▼

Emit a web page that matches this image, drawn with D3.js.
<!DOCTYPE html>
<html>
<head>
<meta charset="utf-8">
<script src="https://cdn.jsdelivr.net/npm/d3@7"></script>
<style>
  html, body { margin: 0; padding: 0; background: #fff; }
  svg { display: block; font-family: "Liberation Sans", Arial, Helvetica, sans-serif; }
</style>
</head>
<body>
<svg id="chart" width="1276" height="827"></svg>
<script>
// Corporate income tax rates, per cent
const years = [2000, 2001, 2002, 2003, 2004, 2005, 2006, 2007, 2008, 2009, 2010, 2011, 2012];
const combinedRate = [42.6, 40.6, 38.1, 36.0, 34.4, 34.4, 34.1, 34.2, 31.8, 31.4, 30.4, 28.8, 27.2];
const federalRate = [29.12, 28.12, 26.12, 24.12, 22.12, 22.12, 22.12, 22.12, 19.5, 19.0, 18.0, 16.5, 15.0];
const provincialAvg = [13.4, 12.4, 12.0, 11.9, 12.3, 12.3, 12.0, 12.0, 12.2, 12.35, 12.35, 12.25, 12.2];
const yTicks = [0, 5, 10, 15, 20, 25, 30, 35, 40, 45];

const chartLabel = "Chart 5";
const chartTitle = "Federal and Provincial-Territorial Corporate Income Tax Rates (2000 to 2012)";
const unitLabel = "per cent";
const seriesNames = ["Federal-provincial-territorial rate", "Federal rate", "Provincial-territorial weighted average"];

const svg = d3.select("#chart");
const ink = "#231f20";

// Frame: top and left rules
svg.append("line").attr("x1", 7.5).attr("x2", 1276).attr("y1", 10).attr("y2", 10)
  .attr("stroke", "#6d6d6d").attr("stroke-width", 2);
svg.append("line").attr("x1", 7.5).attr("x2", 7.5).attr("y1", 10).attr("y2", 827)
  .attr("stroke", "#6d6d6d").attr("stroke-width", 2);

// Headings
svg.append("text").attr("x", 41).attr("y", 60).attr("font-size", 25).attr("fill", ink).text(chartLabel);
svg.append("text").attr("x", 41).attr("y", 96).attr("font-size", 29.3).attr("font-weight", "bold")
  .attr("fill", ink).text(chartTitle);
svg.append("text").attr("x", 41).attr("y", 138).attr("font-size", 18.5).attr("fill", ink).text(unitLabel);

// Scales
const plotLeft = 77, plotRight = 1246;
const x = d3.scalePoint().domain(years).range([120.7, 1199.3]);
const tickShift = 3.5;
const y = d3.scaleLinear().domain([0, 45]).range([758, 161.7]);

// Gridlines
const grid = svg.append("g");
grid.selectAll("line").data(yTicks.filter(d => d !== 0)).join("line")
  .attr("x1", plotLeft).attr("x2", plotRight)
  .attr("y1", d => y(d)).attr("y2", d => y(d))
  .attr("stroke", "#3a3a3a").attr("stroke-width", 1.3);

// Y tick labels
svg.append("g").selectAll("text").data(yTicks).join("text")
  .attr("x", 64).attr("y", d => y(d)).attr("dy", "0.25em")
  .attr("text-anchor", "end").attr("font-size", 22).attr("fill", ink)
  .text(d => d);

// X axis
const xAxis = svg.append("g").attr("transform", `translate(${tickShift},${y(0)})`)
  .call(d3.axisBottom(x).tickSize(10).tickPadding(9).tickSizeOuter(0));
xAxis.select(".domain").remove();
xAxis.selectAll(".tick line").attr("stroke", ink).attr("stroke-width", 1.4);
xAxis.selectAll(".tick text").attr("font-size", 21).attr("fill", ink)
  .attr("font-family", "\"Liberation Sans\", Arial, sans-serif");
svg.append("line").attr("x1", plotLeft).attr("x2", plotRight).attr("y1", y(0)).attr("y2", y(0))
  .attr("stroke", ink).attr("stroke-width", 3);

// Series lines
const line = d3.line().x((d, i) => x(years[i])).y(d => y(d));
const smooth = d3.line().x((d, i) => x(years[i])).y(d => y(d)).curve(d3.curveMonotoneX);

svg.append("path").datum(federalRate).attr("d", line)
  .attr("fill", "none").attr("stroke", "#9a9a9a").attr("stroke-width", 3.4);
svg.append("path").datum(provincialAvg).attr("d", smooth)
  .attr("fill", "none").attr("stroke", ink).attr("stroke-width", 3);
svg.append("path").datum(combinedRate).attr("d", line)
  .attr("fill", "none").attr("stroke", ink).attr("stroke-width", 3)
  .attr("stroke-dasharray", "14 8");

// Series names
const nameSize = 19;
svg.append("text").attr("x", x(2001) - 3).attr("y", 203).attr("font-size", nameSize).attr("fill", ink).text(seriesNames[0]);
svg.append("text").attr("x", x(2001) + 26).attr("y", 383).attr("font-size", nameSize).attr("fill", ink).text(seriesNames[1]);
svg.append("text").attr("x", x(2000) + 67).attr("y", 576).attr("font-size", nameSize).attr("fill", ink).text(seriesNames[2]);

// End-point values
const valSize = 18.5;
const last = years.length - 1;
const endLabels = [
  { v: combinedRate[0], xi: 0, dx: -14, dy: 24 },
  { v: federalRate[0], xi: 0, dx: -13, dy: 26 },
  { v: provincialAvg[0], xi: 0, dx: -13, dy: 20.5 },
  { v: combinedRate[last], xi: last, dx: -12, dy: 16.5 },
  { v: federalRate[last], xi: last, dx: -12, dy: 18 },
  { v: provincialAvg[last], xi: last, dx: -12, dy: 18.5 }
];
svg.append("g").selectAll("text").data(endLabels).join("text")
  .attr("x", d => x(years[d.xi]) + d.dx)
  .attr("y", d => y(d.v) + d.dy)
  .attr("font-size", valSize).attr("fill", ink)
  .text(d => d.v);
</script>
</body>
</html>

▲

**Given request**
Please transcribe, exactly and with nothing added, the lines from the first line of the material above through the line that contains "35, 40, 45];".

**Solution to this problem**
Emit a web page that matches this image, drawn with D3.js.
<!DOCTYPE html>
<html>
<head>
<meta charset="utf-8">
<script src="https://cdn.jsdelivr.net/npm/d3@7"></script>
<style>
  html, body { margin: 0; padding: 0; background: #fff; }
  svg { display: block; font-family: "Liberation Sans", Arial, Helvetica, sans-serif; }
</style>
</head>
<body>
<svg id="chart" width="1276" height="827"></svg>
<script>
// Corporate income tax rates, per cent
const years = [2000, 2001, 2002, 2003, 2004, 2005, 2006, 2007, 2008, 2009, 2010, 2011, 2012];
const combinedRate = [42.6, 40.6, 38.1, 36.0, 34.4, 34.4, 34.1, 34.2, 31.8, 31.4, 30.4, 28.8, 27.2];
const federalRate = [29.12, 28.12, 26.12, 24.12, 22.12, 22.12, 22.12, 22.12, 19.5, 19.0, 18.0, 16.5, 15.0];
const provincialAvg = [13.4, 12.4, 12.0, 11.9, 12.3, 12.3, 12.0, 12.0, 12.2, 12.35, 12.35, 12.25, 12.2];
const yTicks = [0, 5, 10, 15, 20, 25, 30, 35, 40, 45];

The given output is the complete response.